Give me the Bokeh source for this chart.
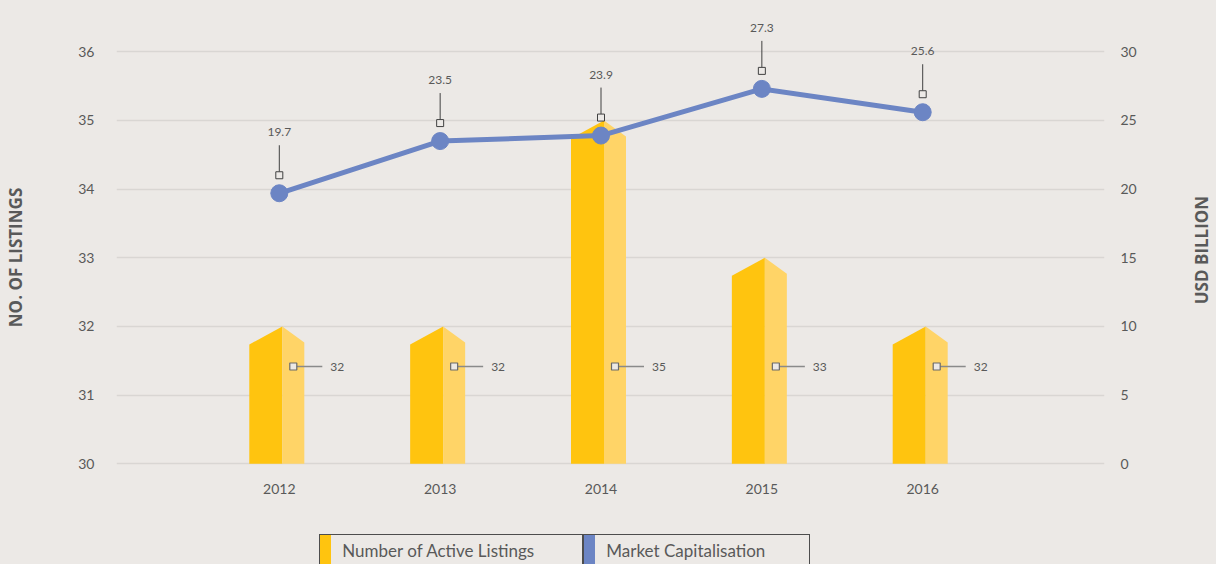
import numpy as np
from bokeh.plotting import figure
from bokeh.models import Range1d, LinearAxis, FixedTicker, Div
from bokeh.layouts import column, row
from bokeh.embed import file_html
from bokeh.resources import INLINE
from bokeh.core.properties import value

# ---------------- data ----------------
years = ["2012", "2013", "2014", "2015", "2016"]
listings = [32, 32, 35, 33, 32]
market_cap = [19.7, 23.5, 23.9, 27.3, 25.6]
left_ticks = [30, 31, 32, 33, 34, 35, 36]
right_ticks = [0, 5, 10, 15, 20, 25, 30]
left_title = "NO. OF LISTINGS"
right_title = "USD BILLION"
legend_labels = ["Number of Active Listings", "Market Capitalisation"]

# ---------------- style / layout ----------------
BG = "#ece9e6"
FONT = "Lato"
TITLE_FONT = "Open Sans"
TXT = "#595959"
GRID = "#d9d6d3"
DARK = "#ffc40f"
LIGHT = "#ffd467"
LINE = "#6c85c4"

TOTAL_W = 1216
W, H = 1180, 530
W2 = TOTAL_W - W            # strip holding the right-hand title
LEG_H = 564 - H
BL, BR, BB = 116, W - 1104, 16
FRAME_W = W - BL - BR
FRAME_H = H - BB            # frame spans canvas y 0 .. 514
BASE_PX = 463.3             # canvas y of the lowest gridline
TOP_PX = 51.3               # canvas y of the highest gridline
CAT_PX = 160.85             # pixel distance between categories
CAT0 = 278.8                # canvas x of first category

def px_x(canvas_x):
    return (canvas_x - CAT0) / CAT_PX

ly = (BASE_PX - TOP_PX) / (left_ticks[-1] - left_ticks[0])     # px per listing
ry = (BASE_PX - TOP_PX) / (right_ticks[-1] - right_ticks[0])   # px per USD bn

x_range = Range1d(px_x(BL), px_x(BL + FRAME_W))
left_range = Range1d(left_ticks[0] - (FRAME_H - BASE_PX) / ly, left_ticks[0] + BASE_PX / ly)
right_range = Range1d(right_ticks[0] - (FRAME_H - BASE_PX) / ry, right_ticks[0] + BASE_PX / ry)

p = figure(width=W, height=H, x_range=x_range, y_range=left_range,
           x_axis_location=None,
           output_backend="svg", toolbar_location=None,
           min_border_left=BL, min_border_right=BR, min_border_top=0, min_border_bottom=BB,
           background_fill_color=BG, border_fill_color=BG, outline_line_color=None)
p.extra_y_ranges = {"cap": right_range}

# y axes
la = p.yaxis[0]
la.ticker = FixedTicker(ticks=left_ticks)
la.axis_label = left_title
ra = LinearAxis(y_range_name="cap", ticker=FixedTicker(ticks=right_ticks))
p.add_layout(ra, "right")
for ax, standoff in ((la, 22), (ra, 16)):
    ax.axis_line_color = None
    ax.major_tick_line_color = None
    ax.minor_tick_line_color = None
    ax.major_tick_out = 0
    ax.major_label_text_font = FONT
    ax.major_label_text_font_size = "14px"
    ax.major_label_text_color = TXT
    ax.major_label_standoff = standoff
la.axis_label_text_font = TITLE_FONT
la.axis_label_text_font_size = "17px"
la.axis_label_text_font_style = "bold"
la.axis_label_text_color = TXT
la.axis_label_standoff = 48
p.xgrid.visible = False
p.ygrid.grid_line_color = GRID
p.ygrid.grid_line_width = 1.5

xs = list(range(len(years)))
base = left_ticks[0]

# category labels under the baseline
p.text(xs, [base - (488 - BASE_PX) / ly] * len(xs), text=years,
       text_font=value(FONT), text_font_size="14px", text_color=TXT,
       text_align="center", text_baseline="middle")

# bars (peaked columns, two tones)
bl = -30 / CAT_PX
bp = 3 / CAT_PX
br = 25 / CAT_PX
sl, sr = 18 / ly, 16 / ly
dark_xs = [[x + bl, x + bl, x + bp, x + bp] for x in xs]
dark_ys = [[base, v - sl, v, base] for v in listings]
light_xs = [[x + bp, x + bp, x + br, x + br] for x in xs]
light_ys = [[base, v, v - sr, base] for v in listings]
p.patches(dark_xs, dark_ys, fill_color=DARK, line_color=None)
p.patches(light_xs, light_ys, fill_color=LIGHT, line_color=None)

# bar labels
lab_y = base + (BASE_PX - 366) / ly
n = len(xs)
p.segment([x + 17 / CAT_PX for x in xs], [lab_y] * n, [x + 43 / CAT_PX for x in xs], [lab_y] * n,
          line_color="#8a8a8a", line_width=1.5)
p.scatter([x + 14 / CAT_PX for x in xs], [lab_y] * n, marker="square", size=7,
          fill_color=BG, line_color="#6a6a6a", line_width=1.2)
p.text([x + 51 / CAT_PX for x in xs], [lab_y] * n, text=[str(v) for v in listings],
       text_font=value(FONT), text_font_size="12px", text_color=TXT,
       text_align="left", text_baseline="middle")

# market cap line
p.line(xs, market_cap, y_range_name="cap", line_color=LINE, line_width=5)
p.scatter(xs, market_cap, y_range_name="cap", size=17, fill_color=LINE, line_color=LINE)

# line labels with leaders
p.segment(xs, [v + 21.5 / ry for v in market_cap], xs, [v + 48 / ry for v in market_cap],
          y_range_name="cap", line_color="#404040", line_width=1)
p.scatter(xs, [v + 18 / ry for v in market_cap], y_range_name="cap", marker="square", size=7,
          fill_color=BG, line_color="#404040", line_width=1)
p.text(xs, [v + 61 / ry for v in market_cap], text=[f"{v:.1f}" for v in market_cap],
       y_range_name="cap", text_font=value(FONT), text_font_size="12px", text_color=TXT,
       text_align="center", text_baseline="middle")

# right-hand axis title (reads bottom to top), in its own narrow strip
p2 = figure(width=W2, height=H, x_range=Range1d(0, W2), y_range=Range1d(H, 0),
            x_axis_location=None, y_axis_location=None,
            output_backend="svg", toolbar_location=None,
            min_border_left=0, min_border_right=0, min_border_top=0, min_border_bottom=0,
            background_fill_color=BG, border_fill_color=BG, outline_line_color=None)
p2.xgrid.visible = False
p2.ygrid.visible = False
p2.text([1200.5 - W], [(TOP_PX + BASE_PX) / 2], text=[right_title], angle=np.pi / 2,
        text_font=value(TITLE_FONT), text_font_size="17px", text_font_style="bold",
        text_color=TXT, text_align="center", text_baseline="middle")

# legend (boxes below the chart)
boxes = [(319.3, 264.0, DARK, legend_labels[0]), (583.3, 226.7, LINE, legend_labels[1])]
inner = ""
for left, width, col, lab in boxes:
    inner += (
        f'<div style="position:absolute;left:{left}px;top:4px;width:{width}px;height:{LEG_H}px;'
        f'box-sizing:border-box;border:1.5px solid #4d4d4d;border-bottom:none;">'
        f'<div style="position:absolute;left:0;top:0;bottom:0;width:11px;background:{col};"></div>'
        f'<span style="position:absolute;left:22px;top:6px;line-height:20px;font-size:17px;'
        f'font-family:{FONT};color:{TXT};white-space:nowrap;">{lab}</span></div>'
    )
legend_html = (f'<div style="position:relative;width:{TOTAL_W}px;height:{LEG_H}px;overflow:hidden;'
               f'background:{BG};">{inner}</div>')
leg = Div(text=legend_html, width=TOTAL_W, height=LEG_H, margin=(0, 0, 0, 0))

layout = column(row(p, p2, spacing=0), leg, spacing=0)

html = file_html(layout, INLINE)
i = html.rfind("<body")
html = html[:i] + f'<body style="background-color:{BG};"' + html[i + 5:]
open("out.html", "w").write(html)
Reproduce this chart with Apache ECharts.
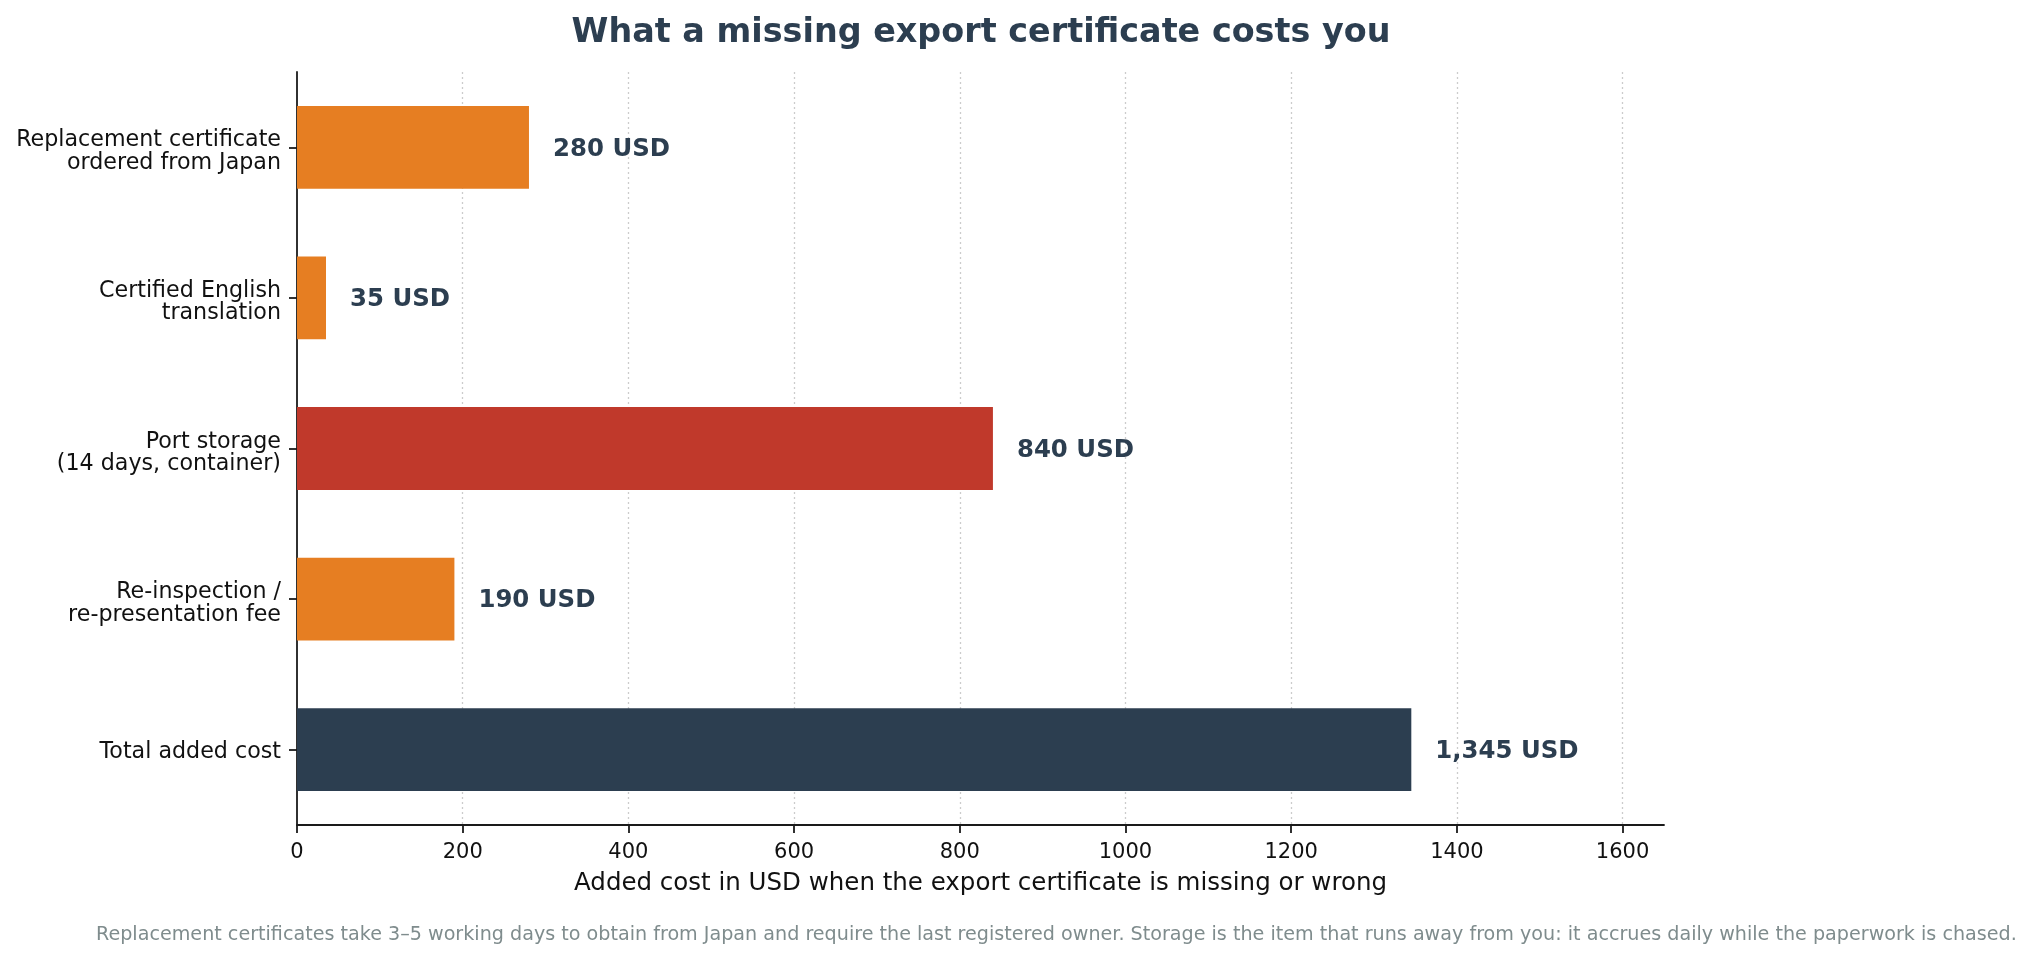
*-*-*
▸ **What the task asks**: Copy and report every line where the word "with" is present.

▸ **Correct output**:
# line labels with leaders
Reproduce this chart with Apache ECharts.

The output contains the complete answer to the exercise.